(Source records)
☆ ☆ ☆ ☆

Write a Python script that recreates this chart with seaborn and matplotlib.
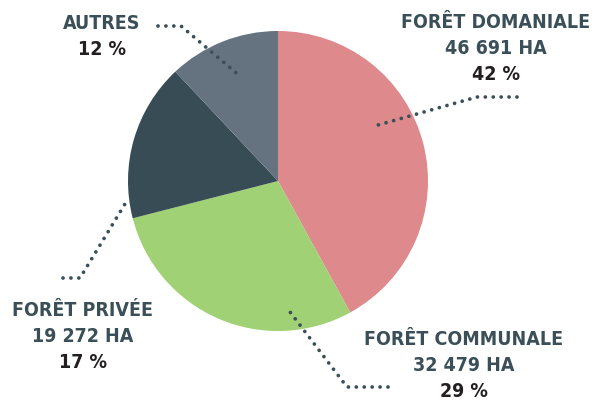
import matplotlib
matplotlib.use("Agg")
import matplotlib.pyplot as plt
import seaborn as sns

# part of the forest area by owner type
names = ["FORÊT DOMANIALE", "FORÊT COMMUNALE", "FORÊT PRIVÉE", "AUTRES"]
hectares = ["46 691 HA", "32 479 HA", "19 272 HA", ""]
percents = [42, 29, 17, 12]
colors = ["#DE898B", "#A0D174", "#374C55", "#65727F"]

sns.set_theme(style="white")
plt.rcParams['font.family'] = ['DejaVu Sans']

W, H = 594, 401
fig = plt.figure(figsize=(W / 100, H / 100), dpi=100)
ax = fig.add_axes([0, 0, 1, 1])

ax.pie(percents, colors=colors, startangle=90, counterclock=False,
       center=(278, H - 181), radius=150,
       wedgeprops=dict(linewidth=0))
ax.set_xlim(0, W)
ax.set_ylim(0, H)
ax.set_aspect("equal")
ax.axis("off")

dark = "#3A4F58"
black = "#231F20"

# leader lines, in image pixel coords (y down)
leaders = [
    [(517, 97), (477, 97), (378, 125)],
    [(388, 387), (347, 387), (287, 308)],
    [(63, 278), (80, 278), (128, 199)],
    [(158, 26), (181, 26), (241, 77)],
]
for pts in leaders:
    xs = [p[0] for p in pts]
    ys = [H - p[1] for p in pts]
    ax.plot(xs, ys, color=dark, lw=2.7, linestyle=(0, (0.01, 2.1)),
            dash_capstyle="round", solid_capstyle="round")

# label blocks: center x, baseline y of the first line
blocks = [(496, 28), (464, 345), (83, 316), (102, 29)]
step = 26
font = dict(fontweight="bold", fontsize=14, fontstretch="condensed",
            ha="center", va="baseline")
for (x, y), nm, ha_txt, pc in zip(blocks, names, hectares, percents):
    lines = [nm] + ([ha_txt] if ha_txt else [])
    for i, t in enumerate(lines):
        ax.text(x, H - (y + i * step), t, color=dark, **font)
    ax.text(x, H - (y + len(lines) * step), f"{pc} %", color=black, **font)

fig.savefig("out.png", dpi=100)
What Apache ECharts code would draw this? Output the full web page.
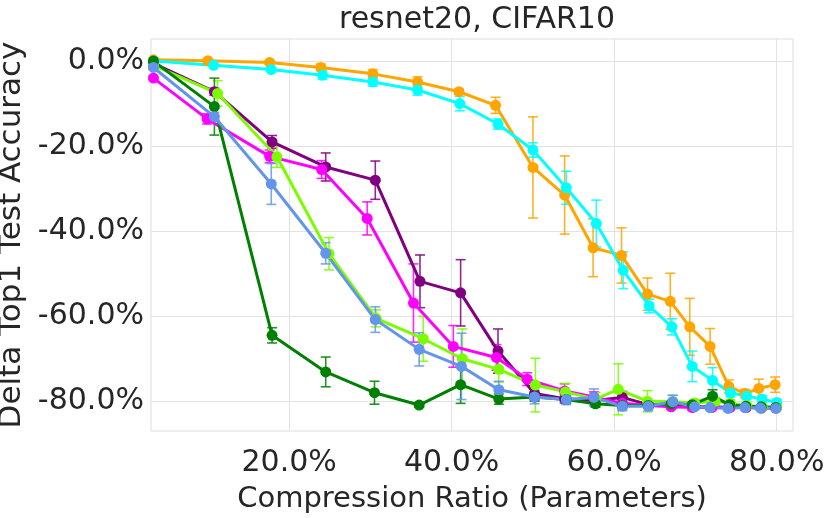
<!DOCTYPE html>
<html>
<head>
<meta charset="utf-8">
<script src="https://cdn.jsdelivr.net/npm/echarts@6/dist/echarts.min.js"></script>
<style>
  html, body { margin: 0; padding: 0; background: #fff; }
  #chart { width: 831px; height: 518px; }
</style>
</head>
<body>
<div id="chart"></div>
<script>
// values, in percent
const xTicks = [20, 40, 60, 80]
const yTicks = [-80, -60, -40, -20, 0]

const xOrange = [3.3, 10.0, 17.6, 23.9, 30.3, 35.8, 40.9, 45.4, 50.0, 53.9, 57.4, 60.9, 64.1, 66.9, 69.3, 71.8, 74.1, 76.1, 77.8, 79.8]
const yOrange = [0.3, 0.1, -0.3, -1.5, -3.0, -4.9, -7.2, -10.4, -25.0, -31.5, -43.9, -45.7, -54.8, -56.5, -62.5, -67.1, -76.5, -78.2, -77.0, -76.1]
const eOrange = [0.2, 0.3, 0.4, 0.8, 1.0, 1.2, 0.6, 1.9, 11.9, 9.2, 6.8, 6.5, 3.8, 6.6, 6.7, 4.2, 1.5, 1.0, 2.2, 1.8]

const xCyan = [3.35, 10.7, 17.8, 24.1, 30.3, 35.8, 41.0, 45.7, 50.0, 54.1, 57.8, 61.1, 64.3, 67.1, 69.6, 72.1, 74.3, 76.3, 78.2, 80.0]
const yCyan = [0.0, -1.0, -2.0, -3.3, -4.9, -6.8, -10.0, -14.8, -20.9, -29.8, -38.2, -49.2, -57.6, -62.5, -71.8, -75.1, -78.0, -78.8, -79.5, -80.3]
const eCyan = [0.2, 0.3, 0.4, 1.0, 1.0, 1.2, 1.7, 1.2, 1.7, 3.9, 5.5, 4.3, 1.6, 1.9, 3.6, 3.0, 1.0, 0.8, 0.8, 0.8]

const xPurple = [3.3, 10.8, 17.9, 24.5, 30.6, 36.1, 41.1, 45.7, 50.2, 53.9, 57.6, 61.0, 64.2, 67.0, 69.6, 72.0, 74.2, 76.2, 78.1, 79.9]
const yPurple = [-0.5, -7.2, -19.0, -24.9, -28.0, -51.8, -54.5, -68.2, -78.2, -79.4, -79.8, -79.1, -80.8, -81.0, -81.3, -81.3, -81.5, -81.5, -81.6, -81.6]
const ePurple = [0.3, 0.8, 1.5, 3.3, 4.5, 6.2, 7.8, 5.2, 1.5, 1.0, 1.0, 1.4, 0.8, 0.5, 0.5, 0.5, 0.5, 0.5, 0.5, 0.5]

const xMagenta = [3.3, 9.9, 17.6, 24.0, 29.6, 35.3, 40.2, 45.5, 49.3, 53.9, 57.5, 61.0, 64.2, 67.0, 69.6, 72.0, 74.2, 76.2, 78.1, 79.9]
const yMagenta = [-4.0, -13.6, -22.4, -25.5, -37.0, -56.9, -67.1, -69.7, -74.8, -77.6, -79.0, -80.5, -81.0, -81.3, -81.5, -81.5, -81.5, -81.5, -81.5, -81.5]
const eMagenta = [0.3, 1.2, 1.5, 2.1, 3.9, 9.2, 4.9, 3.0, 1.5, 1.7, 1.2, 0.8, 0.5, 0.5, 0.5, 0.5, 0.5, 0.5, 0.5, 0.5]

const xLime = [3.3, 11.2, 18.5, 24.9, 30.7, 36.5, 41.3, 45.8, 50.3, 54.0, 57.7, 60.5, 64.1, 67.2, 69.9, 72.4, 74.3, 76.3, 78.2, 80.0]
const yLime = [-1.0, -7.6, -22.5, -45.3, -60.5, -65.3, -70.0, -72.5, -76.2, -77.8, -79.5, -77.2, -80.0, -80.1, -80.4, -80.0, -80.5, -81.0, -81.3, -81.5]
const eLime = [0.3, 3.0, 2.5, 3.8, 2.0, 5.3, 7.0, 3.0, 6.3, 2.0, 1.5, 6.0, 2.5, 1.5, 0.8, 0.8, 0.8, 0.5, 0.5, 0.5]

const xGreen = [3.3, 10.8, 17.9, 24.5, 30.5, 36.0, 41.1, 45.8, 50.2, 54.1, 57.7, 61.0, 64.2, 67.0, 69.6, 72.1, 74.2, 76.2, 78.1, 79.9]
const yGreen = [0.0, -10.7, -64.5, -73.1, -78.0, -80.9, -76.1, -79.5, -79.0, -79.6, -80.6, -81.0, -81.0, -80.6, -80.8, -78.8, -80.8, -81.2, -81.3, -81.5]
const eGreen = [0.2, 6.7, 1.8, 3.5, 2.7, 0.5, 4.4, 1.2, 1.0, 0.8, 0.8, 0.8, 0.5, 0.5, 0.5, 1.5, 0.5, 0.5, 0.5, 0.5]

const xBlue = [3.3, 10.8, 17.8, 24.5, 30.6, 36.0, 41.2, 45.8, 50.2, 54.1, 57.5, 61.0, 64.2, 67.2, 69.9, 71.8, 74.0, 76.1, 78.0, 79.9]
const yBlue = [-1.5, -13.1, -28.9, -45.2, -60.8, -67.8, -71.8, -77.3, -79.0, -79.6, -79.1, -81.2, -81.2, -80.1, -81.3, -81.5, -81.7, -81.5, -81.6, -81.7]
const eBlue = [0.3, 1.0, 4.8, 2.5, 3.0, 3.9, 7.8, 2.0, 1.6, 1.2, 2.0, 1.0, 1.0, 1.5, 0.5, 0.5, 0.5, 0.5, 0.5, 0.5]

const groups = [
  { color: '#FFA500', x: xOrange, y: yOrange, e: eOrange },
  { color: '#00FFFF', x: xCyan, y: yCyan, e: eCyan },
  { color: '#800080', x: xPurple, y: yPurple, e: ePurple },
  { color: '#FF00FF', x: xMagenta, y: yMagenta, e: eMagenta },
  { color: '#7CFC00', x: xLime, y: yLime, e: eLime },
  { color: '#008000', x: xGreen, y: yGreen, e: eGreen },
  { color: '#6495ED', x: xBlue, y: yBlue, e: eBlue },
]

const textColor = '#262626'
const font = 'DejaVu Sans'

let chart = echarts.init(document.getElementById('chart'))

let series = []
groups.forEach(g => {
  // error bars: vertical segment with caps
  series.push({
    type: 'custom',
    data: g.x.map((v, i) => [v, g.y[i] - g.e[i], g.y[i] + g.e[i]]),
    encode: { x: 0, y: [1, 2] },
    renderItem: (params, api) => {
      let x = api.value(0)
      let lo = api.coord([x, api.value(1)])
      let hi = api.coord([x, api.value(2)])
      let w = 5
      let style = { stroke: g.color, lineWidth: 1.6, opacity: 0.85 }
      return {
        type: 'group',
        children: [
          { type: 'line', shape: { x1: lo[0], y1: lo[1], x2: hi[0], y2: hi[1] }, style },
          { type: 'line', shape: { x1: lo[0] - w, y1: lo[1], x2: lo[0] + w, y2: lo[1] }, style },
          { type: 'line', shape: { x1: hi[0] - w, y1: hi[1], x2: hi[0] + w, y2: hi[1] }, style },
        ],
      }
    },
    silent: true,
  })
  series.push({
    type: 'line',
    data: g.x.map((v, i) => [v, g.y[i]]),
    symbol: 'circle',
    symbolSize: 11,
    showSymbol: true,
    lineStyle: { color: g.color, width: 3 },
    itemStyle: { color: g.color },
  })
})

let options = {
  animation: false,
  title: {
    text: 'resnet20, CIFAR10',
    left: 472,
    top: 0,
    textAlign: 'center',
    textStyle: { fontFamily: font, fontSize: 30, fontWeight: 'normal', color: textColor },
  },
  grid: {
    left: 151,
    right: 38,
    top: 39,
    bottom: 87,
    containLabel: false,
    outerBoundsMode: 'none',
    show: true,
    borderColor: '#dddddd',
    borderWidth: 1,
  },
  xAxis: {
    type: 'value',
    min: 3.0,
    max: 82.0,
    name: 'Compression Ratio (Parameters)',
    nameLocation: 'middle',
    nameGap: 54,
    nameTextStyle: { fontFamily: font, fontSize: 29, color: textColor },
    axisLine: { show: false },
    axisTick: { show: false, customValues: xTicks },
    axisLabel: {
      customValues: xTicks,
      formatter: v => v.toFixed(1) + '%',
      fontFamily: font,
      fontSize: 30,
      color: textColor,
      margin: 17,
    },
    splitLine: { show: true, lineStyle: { color: '#e2e2e2', width: 1 } },
  },
  yAxis: {
    type: 'value',
    min: -87.0,
    max: 5.2,
    name: 'Delta Top1 Test Accuracy',
    nameLocation: 'middle',
    nameGap: 115,
    nameTextStyle: { fontFamily: font, fontSize: 31, color: textColor },
    axisLine: { show: false },
    axisTick: { show: false, customValues: yTicks },
    axisLabel: {
      customValues: yTicks,
      formatter: v => v.toFixed(1) + '%',
      fontFamily: font,
      fontSize: 30,
      color: textColor,
      margin: 7,
    },
    splitLine: { show: true, lineStyle: { color: '#e2e2e2', width: 1 } },
  },
  series: series,
}
chart.setOption(options)
</script>
</body>
</html>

☆ ☆ ☆ ☆

• **Task statement**
Quote the records above exactly, from the first line through the line containing "import seaborn as sns", and leave out the pictures.

• **Correct result**
Write a Python script that recreates this chart with seaborn and matplotlib.
import matplotlib
matplotlib.use("Agg")
import matplotlib.pyplot as plt
import seaborn as sns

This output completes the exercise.